H2GB.sampler.get_HGTloader

sampler.get_HGTloader(batch_size, shuffle=True, split='train')

A heterogeneous graph sampler that from the “Heterogeneous Graph Transformer” paper. This loader allows for mini-batch training of GNNs on large-scale graphs where full-batch training is not feasible.

The sampler tries to (1) keep a similar number of nodes and edges for each type and (2) keep the sampled sub-graph dense to minimize the information loss and reduce the sample variance.

Methodically, HGSampler keeps track of a node budget for each node type, which is then used to determine the sampling probability of a node. In particular, the probability of sampling a node is determined by the number of connections to already sampled nodes and their node degrees. With this, HGSampler will sample a fixed amount of neighbors for each node type in each iteration, as given by the neighbor_sizes argument from the configuration.

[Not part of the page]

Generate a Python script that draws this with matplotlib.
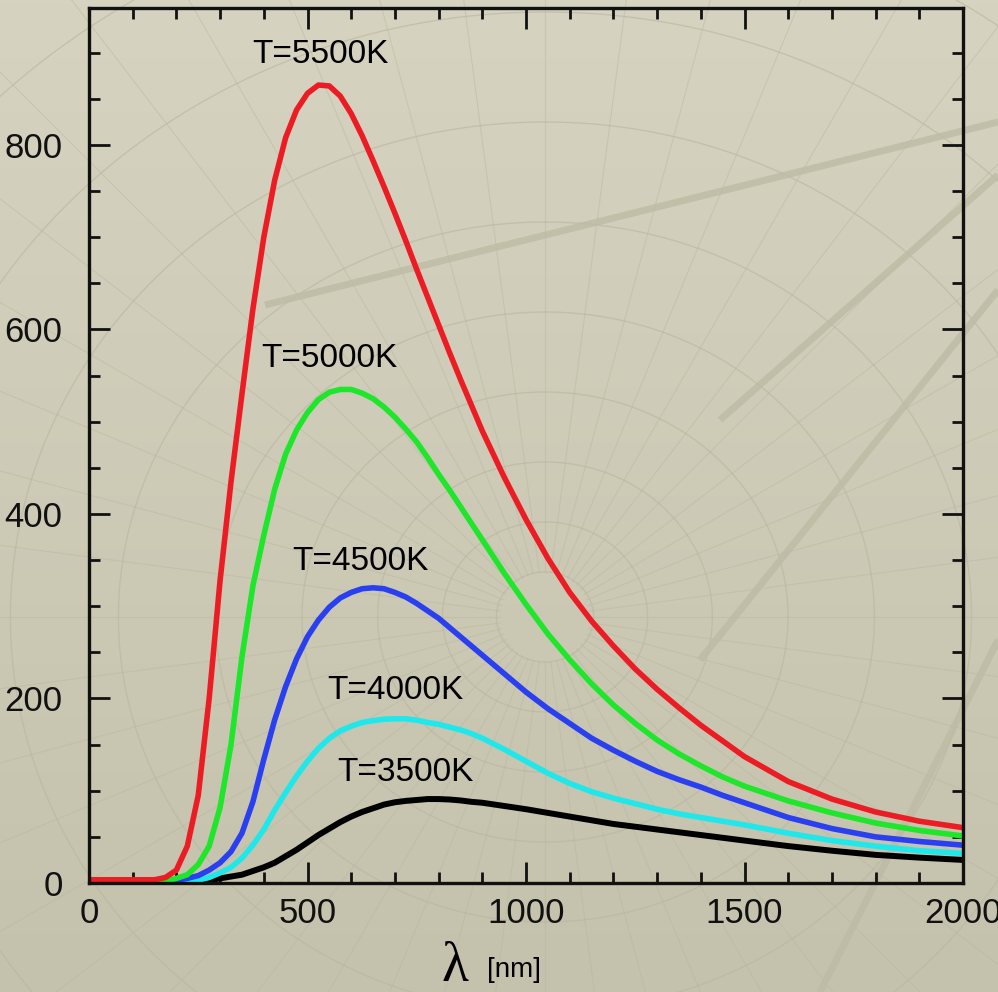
import numpy as np
import matplotlib
matplotlib.use("Agg")
import matplotlib.pyplot as plt
from matplotlib.ticker import MultipleLocator

# longitud de onda [nm]
lam = [0, 100, 150,
       175, 200, 225, 250, 275, 300, 325, 350, 375, 400, 425, 450, 475, 500, 525,
       550, 575, 600, 625, 650, 675, 700, 725, 750, 775, 800, 825, 850, 875, 900,
       950, 1000, 1050, 1100, 1150, 1200, 1250, 1300, 1350, 1400, 1450, 1500,
       1600, 1700, 1800, 1900, 2000]

t5500 = [3.5, 3.5, 3.5,
         6, 14, 40, 95, 200, 328, 435, 530, 622, 700, 762, 808, 838, 856, 865,
         864, 853, 834, 810, 783, 755, 726, 696, 665, 635, 605, 575, 546, 518, 490,
         440, 394, 352, 315, 284, 257, 232, 210, 190, 171, 154, 137,
         110, 91, 77, 67, 60]
t5000 = [1, 1, 1,
         2, 5, 9, 20, 40, 82, 150, 245, 322, 377, 427, 465, 491, 510, 524,
         532, 535, 535, 531, 525, 516, 505, 492, 478, 461, 443, 426, 408, 390, 372,
         336, 302, 270, 242, 216, 193, 173, 155, 140, 127, 115, 105,
         89, 76, 65, 57, 51]
t4500 = [0.8, 0.8, 1,
         1, 3, 5, 8, 14, 22, 34, 54, 88, 134, 177, 213, 243, 267, 285,
         299, 309, 315, 319, 320, 319, 315, 310, 303, 295, 287, 277, 267, 257, 247,
         227, 207, 189, 173, 157, 144, 132, 121, 112, 104, 95, 87,
         71, 59, 50, 45, 41]
t4000 = [0.5, 0.5, 0.5,
         0.5, 1, 2, 3, 6, 11, 17, 27, 41, 58, 79, 98, 116, 132, 146,
         157, 165, 170, 174, 176, 177.5, 178, 178, 176.5, 174, 172, 169, 166, 162, 157,
         145, 132, 119, 108, 99, 92, 86, 80, 75, 71, 67, 63,
         54, 46, 40, 35, 32]
t3500 = [0, 0, 0,
         0, 0.5, 1, 2, 3, 5, 7, 9, 13, 17, 22, 29, 36, 44, 52,
         59, 66, 72, 77, 81, 85, 87.5, 89, 90, 91, 91, 90.5, 89.5, 88, 87,
         83.5, 80, 76, 72, 68, 64, 61, 58, 55, 52, 49, 46,
         40, 35, 30.5, 27.5, 25]

etiquetas = ["T=5500K", "T=5000K", "T=4500K", "T=4000K", "T=3500K"]
pos_etiq = [(529, 898), (551, 569), (620, 348), (700, 209), (723, 120)]

fig = plt.figure(figsize=(9.98, 9.92), dpi=100)

# fondo con degradado y una rejilla polar decorativa
bg = fig.add_axes([0, 0, 1, 1], zorder=0)
grad = np.linspace(0, 1, 256)[:, None]
top = np.array([214, 212, 193]) / 255.0
bot = np.array([196, 194, 172]) / 255.0
img = top[None, None, :] * (1 - grad[:, :, None]) + bot[None, None, :] * grad[:, :, None]
bg.imshow(img, extent=[0, 998, 992, 0], aspect="auto")
cx, cy = 545, 617
th = np.linspace(0, 2 * np.pi, 400)
for r in [45, 95, 155, 225, 305, 395, 495, 605, 725, 855]:
    bg.plot(cx + r * 1.08 * np.cos(th), cy + r * np.sin(th), color="#b8b69f", lw=1.0, alpha=0.6)
for a in np.arange(0, 360, 7.5):
    ang = np.radians(a)
    bg.plot([cx + 45 * np.cos(ang), cx + 1400 * np.cos(ang)],
            [cy + 45 * np.sin(ang), cy + 1400 * np.sin(ang)], color="#b8b69f", lw=0.8, alpha=0.45)
for (x0, y0, x1, y1) in [(265, 305, 998, 122), (720, 420, 998, 175), (700, 660, 998, 290), (820, 992, 998, 640)]:
    bg.plot([x0, x1], [y0, y1], color="#bdbba4", lw=5, alpha=0.8, solid_capstyle="butt")
bg.set_xlim(0, 998)
bg.set_ylim(992, 0)
bg.axis("off")

ax = fig.add_axes([89 / 998, 1 - 883 / 992, 874 / 998, 875 / 992], zorder=1)
ax.patch.set_alpha(0)

ax.plot(lam, t3500, color="black", lw=4.3, solid_joinstyle="round")
ax.plot(lam, t4000, color="#20e8ea", lw=4.0, solid_joinstyle="round")
ax.plot(lam, t4500, color="#2a3ff0", lw=4.0, solid_joinstyle="round")
ax.plot(lam, t5000, color="#1ee62a", lw=4.0, solid_joinstyle="round")
ax.plot(lam, t5500, color="#ec1c24", lw=4.0, solid_joinstyle="round")

fuente = "Liberation Sans"
for txt, (x, y) in zip(etiquetas, pos_etiq):
    ax.text(x, y, txt, ha="center", va="center", fontsize=24, family=fuente)

ax.set_xlim(0, 2000)
ax.set_ylim(0, 948.5)
ax.xaxis.set_major_locator(MultipleLocator(500))
ax.xaxis.set_minor_locator(MultipleLocator(100))
ax.yaxis.set_major_locator(MultipleLocator(200))
ax.yaxis.set_minor_locator(MultipleLocator(50))
ax.tick_params(which="both", direction="in", top=True, right=True, width=2.0, color="#111111")
ax.tick_params(which="major", length=15)
ax.tick_params(which="minor", length=8)
ax.tick_params(axis="x", pad=10, labelsize=25)
ax.tick_params(axis="y", pad=19, labelsize=25)
for lbl in ax.get_xticklabels() + ax.get_yticklabels():
    lbl.set_family(fuente)
    lbl.set_color("#111111")
for s in ax.spines.values():
    s.set_linewidth(2.4)
    s.set_color("#111111")

fig.text(455 / 998, 1 - 967 / 992, "λ", ha="center", va="center", fontsize=40, family="Liberation Serif")
fig.text(514 / 998, 1 - 970 / 992, "[nm]", ha="center", va="center", fontsize=20, family=fuente)

plt.savefig("out.png", dpi=100)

Sampled nodes are sorted based on the order in which they were sampled. In particular, the first batch_size nodes represent the set of original mini-batch nodes.

Parameters:
  • dataset (Any) – A InMemoryDataset dataset object.

  • batch_size (int) – The number of seed nodes (first nodes in the batch).

  • shuffle (bool) – Whether to shuffle the data or not (default: True).

  • split (str) – Specify which data split (train, val, test) is for this sampler. This determines some sampling parameter loaded from the configuration file, such as iter_per_epoch.